The introduction of XDR is a major evolution in understanding the effectiveness to threats within an organization. The threat data is available to Security analysts in real-time query basis to take the relevant action.
With access to the data, many incredible things happen:
- The Security Analyst can research and respond to alerts in rapid succession, dramatically increasing their workload.
- Armed with endpoint context, Tier 1 threat analysts can perform more sophisticated analysis, encroaching on the role typically assigned to Tier 2.
- By eliminating the high volume of tickets requesting context, customers or stakeholders of large enterprise are relieved of the deluge of inquiries.
- Reduce costs by restricting the count of threat analysts in large organizations.
Inevitably, a breach will occur. When that does happen, utilizing a best-in-class EDR vendor that includes continuous and centralized recording takes the guesswork out of incident response. The attacker may have erased their tracks, but EDR recorded the attackers every move with an endpoint analysis, the cyber equivalent to a surveillance camera. With a complete historical recording of an attacker and their actions, incident responders do not need to fly to the scene of the crime, scrape RAM, or image machines to look for clues. The full recorded history of the attack enables on the spot incident response.
Traditional XDR uses events to inspect suspicious behavior and events are considered in isolation and inherently weak signals will result in a deluge of alerts based on system triggers. This results in systems to rely on high strength signals to generate alerts to keep false positives under control. Today attackers are smart enough to evade some of these detections and are relying on much more subtle techniques that are harder to find.

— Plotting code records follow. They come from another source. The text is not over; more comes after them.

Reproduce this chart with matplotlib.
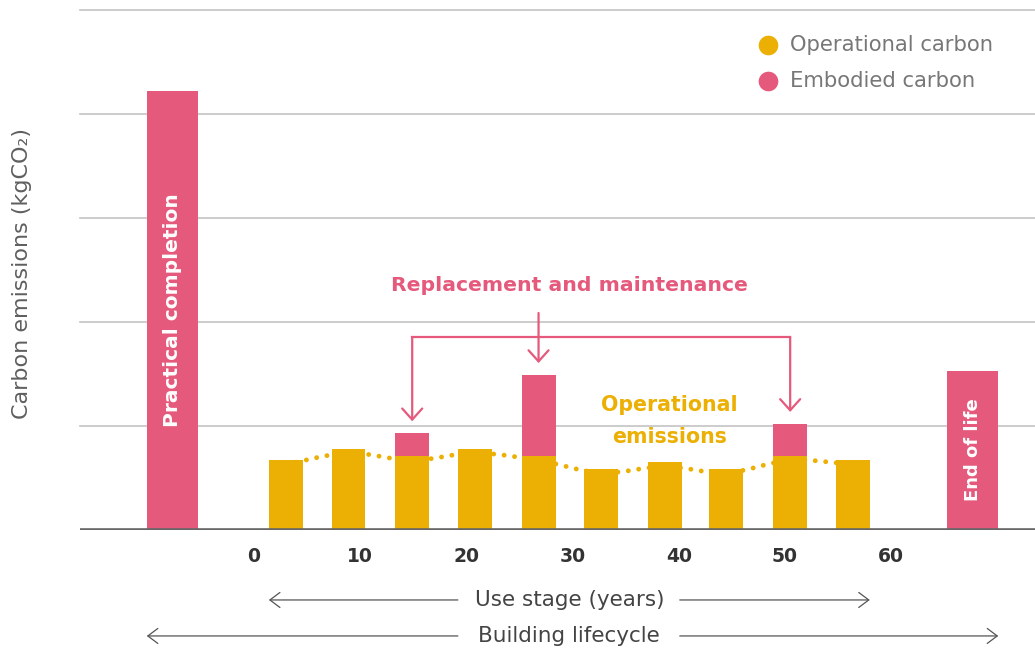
import matplotlib
matplotlib.use("Agg")
import matplotlib.pyplot as plt
import matplotlib.transforms as mtransforms
from matplotlib.path import Path
from matplotlib.patches import PathPatch

plt.rcParams['font.family'] = ['DejaVu Sans']

PINK = '#E55A7C'
YELLOW = '#ECB005'

# use stage bars (x in years)
stage_x = [3.0, 8.9, 14.9, 20.8, 26.8, 32.7, 38.7, 44.5, 50.5, 56.4]
operational = [0.67, 0.78, 0.71, 0.78, 0.71, 0.59, 0.65, 0.59, 0.71, 0.67]
embodied = [0, 0, 0.22, 0, 0.78, 0, 0, 0, 0.31, 0]

# big embodied bars before and after use stage
edge_labels = ['Practical completion', 'End of life']
edge_x = [-7.7, 67.7]
edge_vals = [4.22, 1.53]

year_ticks = [0, 10, 20, 30, 40, 50, 60]

fig = plt.figure(figsize=(10.35, 6.53), dpi=100)
ax = fig.add_axes([0.0773, 0.1884, 0.9227, 0.7963])
ax.set_xlim(-16.39, 73.56)
ax.set_ylim(0, 5)

for y in range(1, 6):
    ax.axhline(y, color='#c4c4c4', lw=1.2, zorder=0, clip_on=False)
ax.axhline(0, color='#666666', lw=2.6, zorder=4)

bw = 3.2
ax.bar(stage_x, operational, width=bw, color=YELLOW, zorder=3)
ax.bar(stage_x, embodied, width=bw, bottom=operational, color=PINK, zorder=3)
ax.bar(edge_x, edge_vals, width=4.8, color=PINK, zorder=3)

for x, v, lab in zip(edge_x, edge_vals, edge_labels):
    yc = 2.115 if v > 3 else 0.77
    fs = 14.5 if v > 3 else 13
    ax.text(x, yc, lab, rotation=90, ha='center', va='center', color='white',
            fontsize=fs, fontweight='bold', zorder=5)

# smooth dotted trend through operational tops (catmull-rom as bezier)
pts = list(zip(stage_x, operational))
verts = [pts[0]]
codes = [Path.MOVETO]
for i in range(len(pts) - 1):
    p0 = pts[i - 1] if i > 0 else pts[i]
    p1 = pts[i]
    p2 = pts[i + 1]
    p3 = pts[i + 2] if i + 2 < len(pts) else pts[i + 1]
    c1 = (p1[0] + (p2[0] - p0[0]) / 6, p1[1] + (p2[1] - p0[1]) / 6)
    c2 = (p2[0] - (p3[0] - p1[0]) / 6, p2[1] - (p3[1] - p1[1]) / 6)
    verts += [c1, c2, p2]
    codes += [Path.CURVE4] * 3
dot_trans = mtransforms.offset_copy(ax.transData, fig=fig, y=-3, units='points')
ax.add_patch(PathPatch(Path(verts, codes), fill=False, edgecolor=YELLOW, lw=3.5,
                       linestyle=(0, (0.01, 2.15)), capstyle='round', zorder=2,
                       transform=dot_trans))

# replacement and maintenance bracket
tops = [o + e for o, e in zip(operational, embodied)]
repl = [i for i, e in enumerate(embodied) if e > 0]
ybr = 1.856
pink_arrow = dict(arrowstyle='->,head_length=0.4,head_width=0.36', color=PINK,
                  lw=1.6, shrinkA=0, shrinkB=0, mutation_scale=20)
ax.plot([stage_x[repl[0]], stage_x[repl[-1]]], [ybr, ybr], color=PINK, lw=1.6,
        solid_capstyle='projecting', zorder=5)
for i in repl:
    start = 2.087 if i == repl[1] else ybr
    ax.annotate('', xy=(stage_x[i], tops[i] + 0.115), xytext=(stage_x[i], start),
                arrowprops=pink_arrow, zorder=5)
ax.text(29.7, 2.346, 'Replacement and maintenance', ha='center', va='center',
        color=PINK, fontsize=14.7, fontweight='bold')
ax.text(39.1, 1.048, 'Operational\nemissions', ha='center', va='center',
        color=YELLOW, fontsize=14.8, fontweight='bold', linespacing=1.75)

# x ticks
ax.set_xticks(year_ticks)
ax.set_xticklabels([str(t) for t in year_ticks], fontsize=13.5, fontweight='bold',
                   color='#333333')
ax.tick_params(axis='x', length=0, pad=12)
ax.set_yticks([])
for s in ax.spines.values():
    s.set_visible(False)

ax.set_ylabel('Carbon emissions (kgCO\u2082)', fontsize=16, color='#5f5f5f')
ax.yaxis.set_label_coords(-0.050, 0.494)

# span arrows below axis
gray_arrow = dict(arrowstyle='->,head_length=0.36,head_width=0.27', color='#555555',
                  lw=0.9, shrinkA=0, shrinkB=0, mutation_scale=20)
spans = [('Use stage (years)', -0.1346, stage_x[0] - bw / 2, stage_x[-1] + bw / 2),
         ('Building lifecycle', -0.2038, edge_x[0] - 2.4, edge_x[-1] + 2.4)]
for lab, ya, x0, x1 in spans:
    ax.text(29.7, ya, lab, ha='center', va='center', fontsize=15.5, color='#444444',
            transform=ax.get_xaxis_transform())
    ax.annotate('', xy=(x0, ya), xytext=(19.2, ya), xycoords=('data', 'axes fraction'),
                textcoords=('data', 'axes fraction'), arrowprops=gray_arrow,
                annotation_clip=False)
    ax.annotate('', xy=(x1, ya), xytext=(40.1, ya), xycoords=('data', 'axes fraction'),
                textcoords=('data', 'axes fraction'), arrowprops=gray_arrow,
                annotation_clip=False)

# legend
leg = [('Operational carbon', YELLOW, 0.9327), ('Embodied carbon', PINK, 0.8635)]
for lab, c, ya in leg:
    ax.scatter([0.7204], [ya], s=200, color=c, transform=ax.transAxes, clip_on=False,
               zorder=5, linewidths=0)
    ax.text(0.7435, ya, lab, transform=ax.transAxes, va='center', ha='left',
            fontsize=15.2, color='#777777')

fig.savefig('out.png', dpi=100)
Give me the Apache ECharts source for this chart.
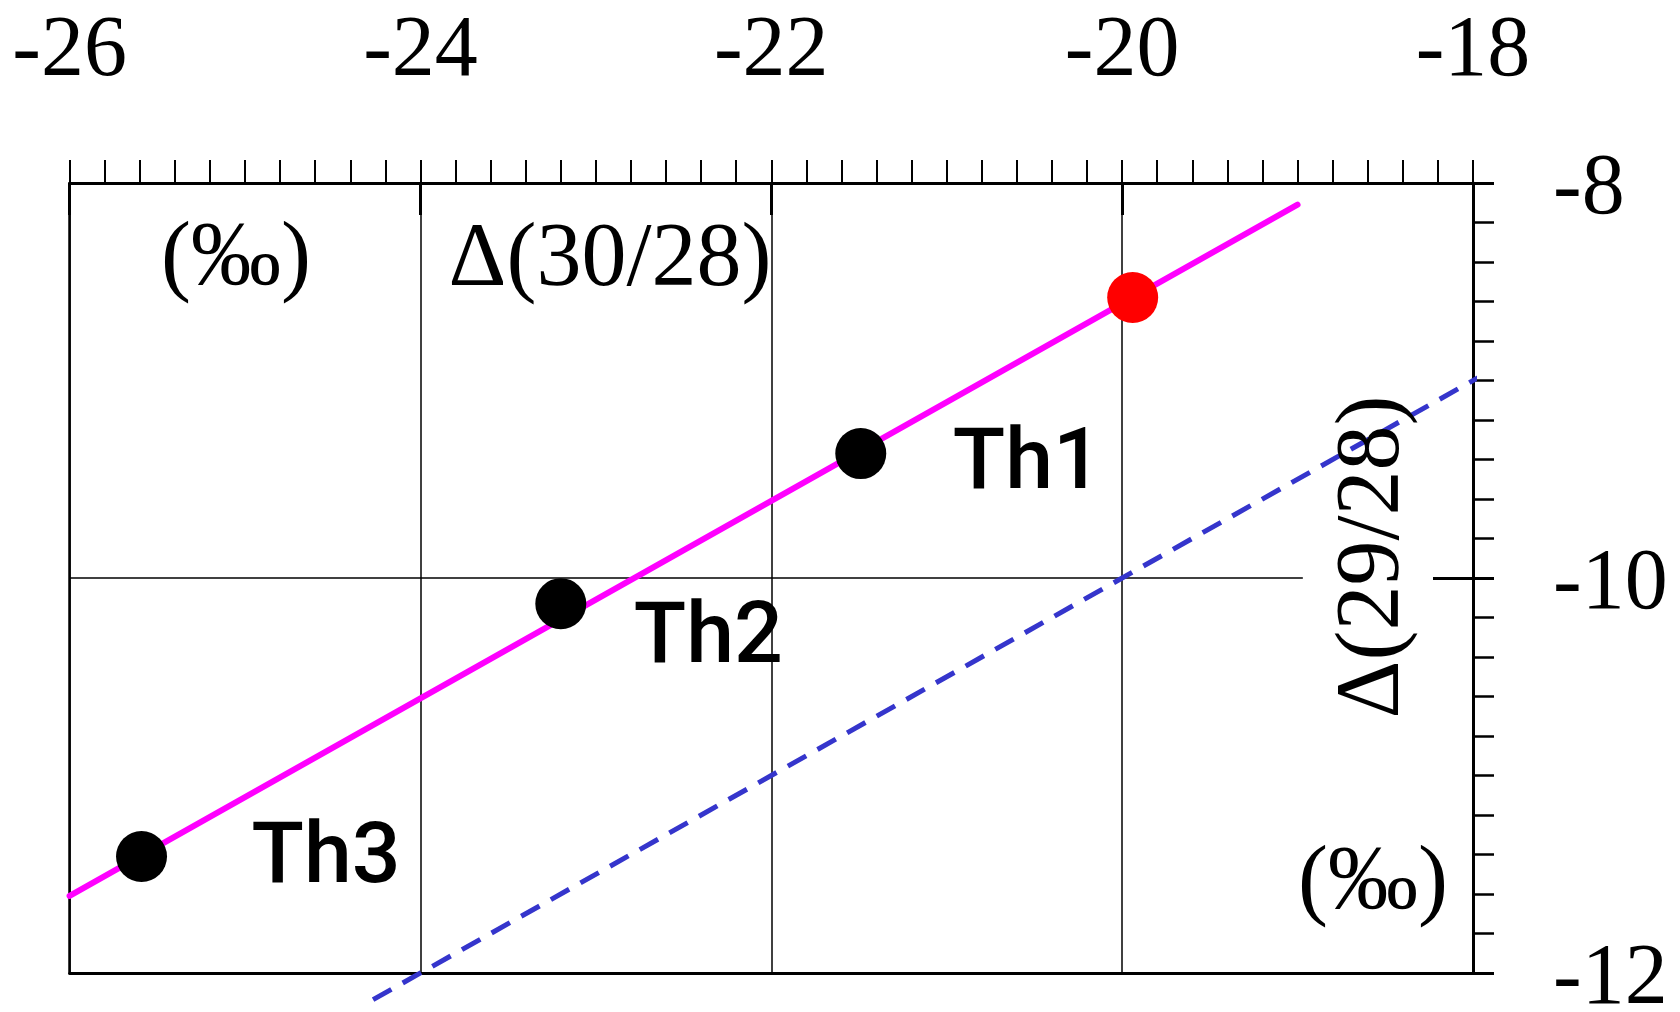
<!DOCTYPE html>
<html>
<head>
<meta charset="utf-8">
<script src="https://cdn.jsdelivr.net/npm/echarts@6/dist/echarts.min.js"></script>
<style>
  html, body { margin: 0; padding: 0; background: #ffffff; }
  #chart { width: 1680px; height: 1012px; }
</style>
</head>
<body>
<div id="chart"></div>
<script>
// Axis ranges and ticks
const xRange = [-26, -18];
const yRange = [-12, -8];
const xStep = 2;
const yStep = 2;

// Samples on the mass-dependent fractionation line
const sampleNames = ['Th1', 'Th2', 'Th3'];
const sampleD30 = [-21.49, -23.20, -25.59];
const sampleD29 = [-9.37, -10.13, -11.41];

// Reference point (red)
const refD30 = [-19.94];
const refD29 = [-8.58];

// Fitted line through the samples
const fitD30 = [-26.0, -19.0];
const fitD29 = [-11.61, -8.11];

// Dashed reference line (slope 1/2 through -20 / -10)
const refLineD30 = [-24.27, -17.85];
const refLineD29 = [-12.135, -8.925];

// Horizontal guide at -10
const guideD30 = [-26.0, -18.97];
const guideD29 = [-10.0, -10.0];

const pairs = (xs, ys) => xs.map((x, i) => [x, ys[i]]);

// Label placement for each sample name
const labelOffsets = { Th1: [92, 13], Th2: [73, 37], Th3: [110, 4] };

const SERIF = '"Liberation Serif", "Times New Roman", serif';
const LABEL_FONT = 'Roboto, "Noto Sans", sans-serif';

const chart = echarts.init(document.getElementById('chart'), null, { renderer: 'canvas' });

const gridBox = { left: 69.6, top: 183, right: 207, bottom: 39, containLabel: false, outerBoundsMode: 'none' };

chart.setOption({
  animation: false,
  backgroundColor: '#ffffff',
  grid: [Object.assign({}, gridBox), Object.assign({}, gridBox)],
  xAxis: [
    {
      gridIndex: 0, type: 'value', position: 'top',
      min: xRange[0], max: xRange[1], interval: xStep,
      axisLine: { show: true, lineStyle: { color: '#000', width: 3 } },
      axisTick: { show: true, inside: false, length: 23, lineStyle: { color: '#000', width: 2 } },
      minorTick: { show: true, splitNumber: 10, length: 23, lineStyle: { color: '#000', width: 2 } },
      axisLabel: { show: true, margin: 88, fontSize: 86, fontFamily: SERIF, color: '#000' },
      splitLine: { show: true, lineStyle: { color: '#000', width: 1.5 } },
      minorSplitLine: { show: false }
    },
    {
      gridIndex: 0, type: 'value', position: 'bottom',
      min: xRange[0], max: xRange[1], interval: xStep,
      axisLine: { show: true, lineStyle: { color: '#000', width: 3 } },
      axisTick: { show: false }, axisLabel: { show: false }, splitLine: { show: false }
    },
    {
      gridIndex: 1, type: 'value', position: 'top',
      min: xRange[0], max: xRange[1], interval: xStep,
      axisLine: { show: false },
      axisTick: { show: true, inside: true, length: 32, lineStyle: { color: '#000', width: 3 } },
      axisLabel: { show: false }, splitLine: { show: false }
    }
  ],
  yAxis: [
    {
      gridIndex: 0, type: 'value', position: 'right',
      min: yRange[0], max: yRange[1], interval: yStep,
      axisLine: { show: true, lineStyle: { color: '#000', width: 3 } },
      axisTick: { show: true, inside: false, length: 21, lineStyle: { color: '#000', width: 3 } },
      minorTick: { show: true, splitNumber: 10, length: 21, lineStyle: { color: '#000', width: 2.5 } },
      axisLabel: {
        show: true, margin: 80, color: '#000',
        // a thin spacer line above the value nudges each label slightly below its tick
        formatter: (v) => '{s| }\n{v|' + v + '}',
        rich: {
          s: { fontSize: 1, lineHeight: 14 },
          v: { fontSize: 86, lineHeight: 86, fontFamily: SERIF, color: '#000' }
        }
      },
      splitLine: { show: false }
    },
    {
      gridIndex: 0, type: 'value', position: 'left',
      min: yRange[0], max: yRange[1], interval: yStep,
      axisLine: { show: true, lineStyle: { color: '#000', width: 2.5 } },
      axisTick: { show: false }, axisLabel: { show: false }, splitLine: { show: false }
    },
    {
      gridIndex: 1, type: 'value', position: 'right',
      min: yRange[0], max: yRange[1], interval: yStep,
      axisLine: { show: false },
      axisTick: { show: true, inside: true, length: 40, lineStyle: { color: '#000', width: 3 } },
      axisLabel: { show: false }, splitLine: { show: false }
    }
  ],
  series: [
    {
      name: 'guide', type: 'line', xAxisIndex: 0, yAxisIndex: 0,
      data: pairs(guideD30, guideD29), symbol: 'none', silent: true, z: 1,
      lineStyle: { color: '#000', width: 1.5 }
    },
    {
      name: 'reference slope', type: 'line', xAxisIndex: 0, yAxisIndex: 0,
      data: pairs(refLineD30, refLineD29), symbol: 'none', clip: false, z: 2,
      lineStyle: { color: '#3535CC', width: 5, type: [21, 13] }
    },
    {
      name: 'fit', type: 'line', xAxisIndex: 0, yAxisIndex: 0,
      data: pairs(fitD30, fitD29), symbol: 'none', clip: false, z: 3,
      lineStyle: { color: '#FF00FF', width: 6, cap: 'round' }
    },
    {
      name: 'samples', type: 'scatter', xAxisIndex: 0, yAxisIndex: 0, z: 4,
      symbolSize: 51,
      itemStyle: { color: '#000', opacity: 1 },
      data: sampleNames.map((n, i) => ({
        name: n, value: [sampleD30[i], sampleD29[i]],
        label: {
          show: true, position: 'inside', formatter: n,
          offset: labelOffsets[n],
          align: 'left', verticalAlign: 'middle',
          fontSize: 86, fontFamily: LABEL_FONT, fontWeight: 500, color: '#000'
        }
      }))
    },
    {
      name: 'reference', type: 'scatter', xAxisIndex: 0, yAxisIndex: 0, z: 4,
      symbolSize: 51, itemStyle: { color: '#FF0000', opacity: 1 },
      data: pairs(refD30, refD29)
    }
  ],
  graphic: [
    { type: 'text', x: 236, y: 260, z: 10,
      style: { text: '(‰)', fontSize: 90, fontFamily: SERIF, fill: '#000', align: 'center', verticalAlign: 'middle' } },
    { type: 'text', x: 610, y: 261, z: 10,
      style: { text: 'Δ(30/28)', fontSize: 90, fontFamily: SERIF, fill: '#000', align: 'center', verticalAlign: 'middle' } },
    { type: 'text', x: 1374, y: 557, rotation: Math.PI / 2, z: 10,
      style: { text: 'Δ(29/28)', fontSize: 90, fontFamily: SERIF, fill: '#000', align: 'center', verticalAlign: 'middle' } },
    { type: 'text', x: 1373, y: 884, z: 10,
      style: { text: '(‰)', fontSize: 90, fontFamily: SERIF, fill: '#000', align: 'center', verticalAlign: 'middle' } }
  ]
});
</script>
</body>
</html>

The only way to highlight these threats is by including relationships as the foundational data instead of events. This allows the system to evaluate the entire relationship an attacker is forming within an infrastructure and thereby allowing the system to move back and forth in time to holistically look for suspicious behaviors. The system can also understand and visualize the entire attackers’ session or campaigns as opposed to generating alerts that analysts have to investigate in order to piece together the complete story. The power of relationships allows the system, to understand the entire scope of impact of the attack and enumerate the list of compromised devices, suspicious processes, suspicious external domains etc..
While its important for an organization to invest in any EDR, SIEM or other event-centric platforms, it gets extremely cumbersome for security investigators to analyse all the collected rule and reach a conclusion on the lateral movement of threats within the organization.
It is therefore mandatory to pull all the data into a single data lake and forge relationship across data from all the available sources. Allowing the data to remain primarily within the existing tools but pulling in subsets of the data for analysis as needed. This allows customers to protect their existing investments and yet get all the benefits of a relationship centric XDR platform.